__Exercise instructions__
Repeat word for word the lines from the top of the records through the line containing "import seaborn as sns", and skip the pictures.

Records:
::::::::::

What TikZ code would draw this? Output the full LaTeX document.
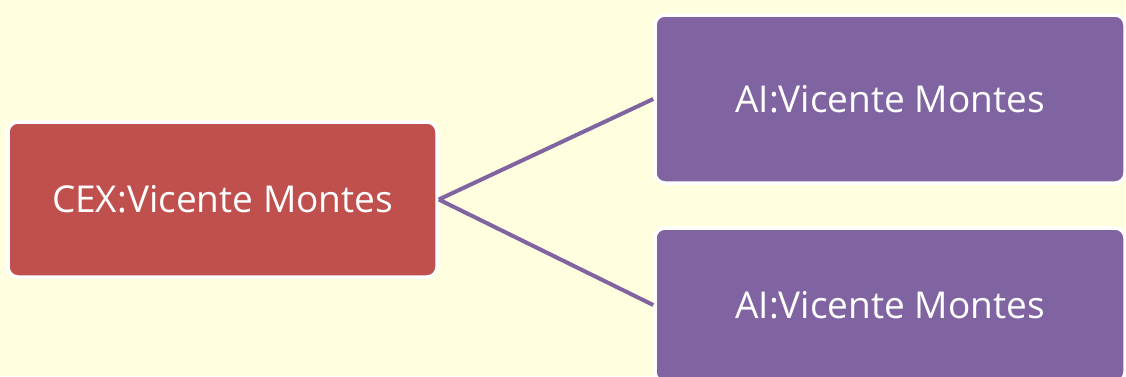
\documentclass[tikz,border=0pt]{standalone}
\usepackage{fontspec}
\setmainfont{Open Sans}
\usepackage{tikz}
\usetikzlibrary{positioning}

\definecolor{bgyellow}{HTML}{FFFFE0}
\definecolor{cexred}{HTML}{C0504D}
\definecolor{aipurple}{HTML}{8064A2}

\tikzset{
  box/.style={rectangle, rounded corners=10pt, draw=white, line width=3.5pt,
    text=white, font=\fontsize{37}{44}\selectfont, inner sep=0pt}
}

\begin{document}
\begin{tikzpicture}[x=1pt,y=-1pt]
  \fill[bgyellow] (0,0) rectangle (1126,376);
  \useasboundingbox (0,0) rectangle (1126,376);
  \clip (0,0) rectangle (1126,376);
			\node[box, fill=cexred, minimum width=429pt, minimum height=155pt] (cex) at (222.5,199.5) {CEX:Vicente Montes};
			\node[box, fill=aipurple, minimum width=470pt, minimum height=168pt] (aitop) at (890,99) {AI:Vicente Montes};
			\node[box, fill=aipurple, minimum width=470pt, minimum height=154pt] (aibot) at (890,305) {AI:Vicente Montes};
			\draw[aipurple, line width=4pt]
				(cex.east) -- (aitop.west)
				(cex.east) -- (aibot.west);
		\end{tikzpicture}
\end{document}
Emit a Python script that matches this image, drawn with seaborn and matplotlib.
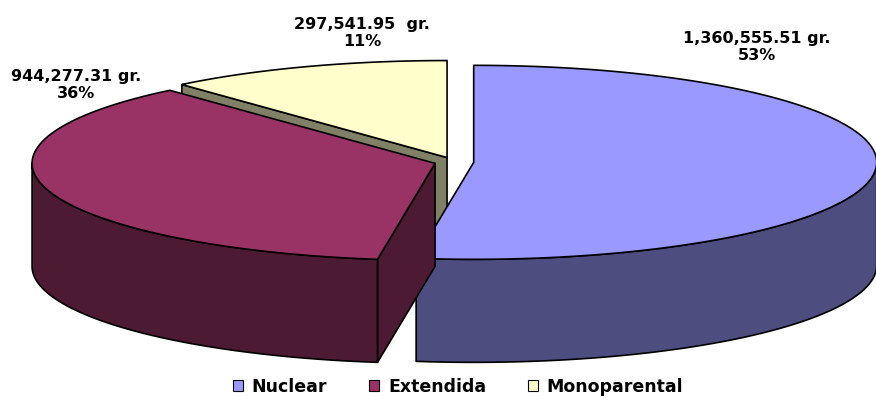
"""
3D exploded pie: grams by family type.
"""
import numpy as np
import matplotlib
matplotlib.use("Agg")
import matplotlib.pyplot as plt
from matplotlib.patches import Polygon, Patch
import seaborn as sns

categories = ["Nuclear", "Extendida", "Monoparental"]
grams = [1360555.51, 944277.31, 297541.95]
value_labels = ["1,360,555.51 gr.", "944,277.31 gr.", "297,541.95  gr."]
pct_labels = ["53%", "36%", "11%"]
top_colors = ["#9999FF", "#993366", "#FFFFCC"]
side_colors = ["#4D4D80", "#4D1A33", "#808066"]

sns.set_theme(style="white")
plt.rcParams["font.family"] = ["DejaVu Sans"]

# pie geometry in pixel space
CX, CY, RX, RY, DEPTH, EXPLODE = 454, 162, 403, 97, 103, 0.049


def rim(ang, ox, oy, z=0.0):
    a = np.radians(ang)
    return np.column_stack([CX + ox + RX * np.sin(a), CY + oy - RY * np.cos(a) + z])


def poly(ax, pts, color):
    ax.add_patch(Polygon(pts, closed=True, facecolor=color, edgecolor="black",
                         lw=1.2, joinstyle="round"))


fig = plt.figure(figsize=(8.76, 4.0), dpi=100)
ax = fig.add_axes([0, 0, 1, 1])
ax.set_xlim(0, 876)
ax.set_ylim(400, 0)
ax.axis("off")

vals = np.array(grams)
ends = np.cumsum(vals) / vals.sum() * 360
starts = np.concatenate([[0], ends[:-1]])
mids = (starts + ends) / 2

# back slices first
order = np.argsort(-np.cos(np.radians(mids)))
for i in order:
    a0, a1, bis = starts[i], ends[i], mids[i]
    ox = EXPLODE * RX * np.sin(np.radians(bis))
    oy = -EXPLODE * RY * np.cos(np.radians(bis))
    c = np.array([[CX + ox, CY + oy]])
    cb = c + [0, DEPTH]

    # radial cut faces that face the viewer
    for ang, nrm in [(a0, a0 - 90), (a1, a1 + 90)]:
        if np.cos(np.radians(nrm)) < -1e-6:
            t = rim([ang], ox, oy)
            b = rim([ang], ox, oy, DEPTH)
            poly(ax, np.vstack([c, t, b, cb]), side_colors[i])

    # outer wall on the front half
    lo, hi = max(a0, 90), min(a1, 270)
    if hi > lo:
        arc = np.linspace(lo, hi, 120)
        poly(ax, np.vstack([rim(arc, ox, oy), rim(arc[::-1], ox, oy, DEPTH)]), side_colors[i])

    # top face
    arc = np.linspace(a0, a1, 200)
    poly(ax, np.vstack([c, rim(arc, ox, oy)]), top_colors[i])

label_pos = [(757, 47), (76, 85), (362, 33)]
for (x, y), v, p in zip(label_pos, value_labels, pct_labels):
    ax.text(x, y, f"{v}\n{p}", ha="center", va="center", fontsize=11.5,
            fontweight="bold", color="black", linespacing=1.25)

handles = [Patch(facecolor=top_colors[i], edgecolor="black", lw=0.8) for i in range(3)]
leg = ax.legend(handles, categories, loc="center", bbox_to_anchor=(458, 387),
                bbox_transform=ax.transData, ncol=3, frameon=False,
                prop={"weight": "bold", "size": 12.5}, handlelength=0.6,
                handleheight=0.6, handletextpad=0.5, columnspacing=2.4,
                borderpad=0, labelcolor="black")

fig.savefig("out.png", dpi=100)
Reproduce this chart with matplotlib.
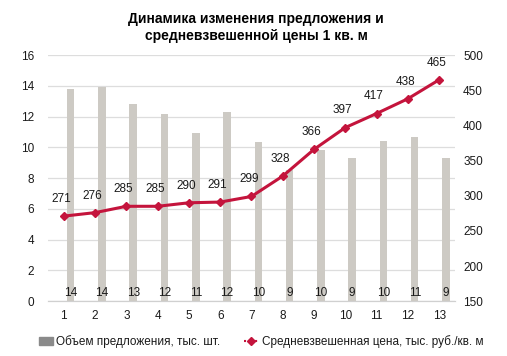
import matplotlib.pyplot as plt
from matplotlib.lines import Line2D
from matplotlib.patches import Patch

plt.rcParams['font.family'] = ['Liberation Sans', 'DejaVu Sans']

quarters = ['1', '2', '3', '4', '5', '6', '7', '8', '9', '10', '11', '12', '13']
volume = [13.8, 13.9, 12.8, 12.2, 10.95, 12.3, 10.35, 8.5, 9.85, 9.3, 10.45, 10.7, 9.3]
volume_labels = [14, 14, 13, 12, 11, 12, 10, 9, 10, 9, 10, 11, 9]
price = [271, 276, 285, 285, 290, 291, 299, 328, 366, 397, 417, 438, 465]

bar_color = '#CDCAC4'
line_color = '#C4143C'
text_color = '#1A1A1A'

fig = plt.figure(figsize=(5.07, 3.56), dpi=100)
ax = fig.add_axes([0.095, 0.154, 0.802, 0.691])
ax2 = ax.twinx()

x = list(range(len(quarters)))
ax.bar([i + 0.22 for i in x], volume, width=0.24, color=bar_color, zorder=2)
for i, v in zip(x, volume_labels):
    ax.annotate(str(v), (i + 0.22, 0), xytext=(0, 1.5), textcoords='offset points',
                ha='center', va='bottom', fontsize=8.5, color=text_color, zorder=3)

ax2.plot(x, price, color=line_color, lw=2.2, marker='D', ms=4.5, zorder=4)
for i, p in zip(x, price):
    ax2.annotate(str(p), (i, p), xytext=(-2, 8), textcoords='offset points',
                 ha='center', va='bottom', fontsize=8.5, color=text_color)

ax.set_xlim(-0.5, len(quarters) - 0.5)
ax.set_ylim(0, 16)
ax.set_yticks(range(0, 17, 2))
ax2.set_ylim(150, 500)
ax2.set_yticks(range(150, 501, 50))
ax.set_xticks(x)
ax.set_xticklabels(quarters)

ax.grid(axis='y', color='#DDDDDD', lw=0.9, zorder=0)
ax.set_axisbelow(True)
for a in (ax, ax2):
    for s in ('top', 'left', 'right'):
        a.spines[s].set_visible(False)
    a.spines['bottom'].set_color('#D0D0D0')
    a.tick_params(length=0, labelsize=8.5, colors=text_color)
ax.tick_params(axis='x', pad=6)
ax.tick_params(axis='y', pad=10)
ax2.tick_params(axis='y', pad=6)
ax2.set_zorder(ax.get_zorder() + 1)

fig.suptitle('Динамика изменения предложения и\nсредневзвешенной цены 1 кв. м',
             fontsize=10, fontweight='bold', x=0.505, y=0.965, color='black',
             linespacing=1.25)

handles = [Patch(color='#8A8A8A'),
           Line2D([], [], color=line_color, lw=1.5, ls=':', marker='D', ms=4)]
labels = ['Объем предложения, тыс. шт.', 'Средневзвешенная цена, тыс. руб./кв. м']
fig.legend(handles, labels, loc='center', bbox_to_anchor=(0.515, 0.04), ncol=2,
           frameon=False, fontsize=8.5, handlelength=1.2, handletextpad=0.3,
           columnspacing=2.0, labelcolor=text_color)

fig.savefig('out.png', dpi=100)
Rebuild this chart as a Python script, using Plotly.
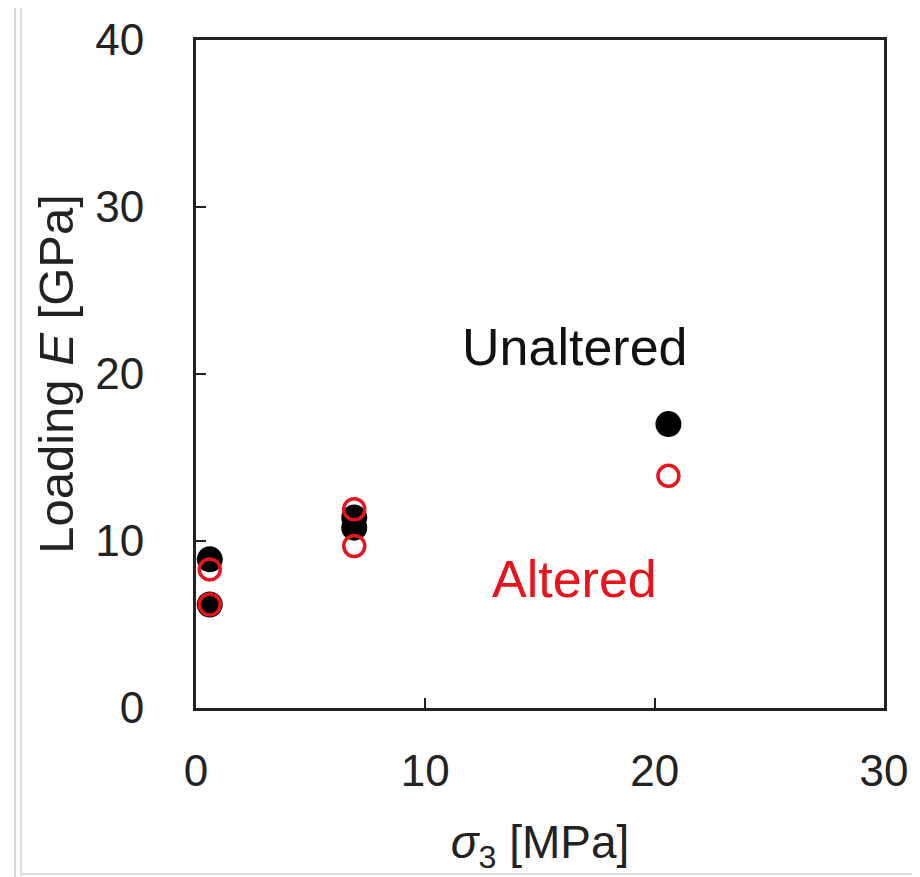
import plotly.graph_objects as go

unaltered_x = [0.6, 0.6, 6.9, 6.9, 20.6]
unaltered_y = [8.9, 6.2, 11.4, 10.8, 17.0]
altered_x = [0.6, 0.6, 6.9, 6.9, 20.6]
altered_y = [8.3, 6.2, 11.9, 9.7, 13.9]

x_ticks = [0, 10, 20, 30]
y_ticks = [0, 10, 20, 30, 40]

FONT = "Liberation Sans, Arial, sans-serif"
TXT = "#222222"

fig = go.Figure()
fig.add_trace(go.Scatter(
    x=unaltered_x, y=unaltered_y, mode="markers", name="Unaltered",
    marker=dict(symbol="circle", size=26, color="black", line=dict(width=0)),
    showlegend=False))
fig.add_trace(go.Scatter(
    x=altered_x, y=altered_y, mode="markers", name="Altered",
    marker=dict(symbol="circle-open", size=21, color="#e8141c", line=dict(width=3.5)),
    showlegend=False))

fig.add_annotation(x=16.5, y=21.6, text="Unaltered", showarrow=False,
                   font=dict(family=FONT, size=52, color="#111111"), xref="x", yref="y")
fig.add_annotation(x=16.5, y=7.7, text="Altered", showarrow=False,
                   font=dict(family=FONT, size=52, color="#e8141c"), xref="x", yref="y")

axis_common = dict(
    showgrid=False, zeroline=False, showline=True, linecolor="#222222", linewidth=3,
    mirror=True, ticks="inside", ticklen=10, tickwidth=2, tickcolor="#222222",
    tickfont=dict(family=FONT, size=44, color=TXT), automargin=False,
)

fig.update_layout(
    width=912, height=869,
    margin=dict(l=188, r=36, t=32, b=169),
    paper_bgcolor="white", plot_bgcolor="white",
    xaxis=dict(range=[0, 30], tickvals=x_ticks, ticklabelstandoff=22,
               title=dict(text="<i>σ</i><sub>3</sub> [MPa]", standoff=33,
                          font=dict(family=FONT, size=46, color=TXT)),
               **axis_common),
    yaxis=dict(range=[0, 40], tickvals=y_ticks, ticklabelstandoff=40,
               title=dict(text="Loading <i>E</i> [GPa]", standoff=7,
                          font=dict(family=FONT, size=49, color=TXT)),
               **axis_common),
    shapes=[
        dict(type="line", xref="paper", yref="paper", x0=-181/688, x1=-181/688,
             y0=-169/668, y1=40/668 + 1, line=dict(color="#d4d4d4", width=2)),
        dict(type="line", xref="paper", yref="paper", x0=-175/688, x1=-175/688,
             y0=-169/668, y1=40/668 + 1, line=dict(color="#e2e2e2", width=2)),
        dict(type="line", xref="paper", yref="paper", x0=-175/688, x1=1 + 36/688,
             y0=-166/668, y1=-166/668, line=dict(color="#dcdcdc", width=2)),
    ],
)

fig.write_html("out.html")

::::::::::

__Exercise answer__
What TikZ code would draw this? Output the full LaTeX document.
\documentclass[tikz,border=0pt]{standalone}
\usepackage{fontspec}
\setmainfont{Open Sans}
\usepackage{tikz}
\usetikzlibrary{positioning}

\definecolor{bgyellow}{HTML}{FFFFE0}
\definecolor{cexred}{HTML}{C0504D}
\definecolor{aipurple}{HTML}{8064A2}

\tikzset{
  box/.style={rectangle, rounded corners=10pt, draw=white, line width=3.5pt,
    text=white, font=\fontsize{37}{44}\selectfont, inner sep=0pt}
}

\begin{document}
\begin{tikzpicture}[x=1pt,y=-1pt]
  \fill[bgyellow] (0,0) rectangle (1126,376);
  \useasboundingbox (0,0) rectangle (1126,376);
  \clip (0,0) rectangle (1126,376);
			\node[box, fill=cexred, minimum width=429pt, minimum height=155pt] (cex) at (222.5,199.5) {CEX:Vicente Montes};
			\node[box, fill=aipurple, minimum width=470pt, minimum height=168pt] (aitop) at (890,99) {AI:Vicente Montes};
			\node[box, fill=aipurple, minimum width=470pt, minimum height=154pt] (aibot) at (890,305) {AI:Vicente Montes};
			\draw[aipurple, line width=4pt]
				(cex.east) -- (aitop.west)
				(cex.east) -- (aibot.west);
		\end{tikzpicture}
\end{document}
Emit a Python script that matches this image, drawn with seaborn and matplotlib.
"""
3D exploded pie: grams by family type.
"""
import numpy as np
import matplotlib
matplotlib.use("Agg")
import matplotlib.pyplot as plt
from matplotlib.patches import Polygon, Patch
import seaborn as sns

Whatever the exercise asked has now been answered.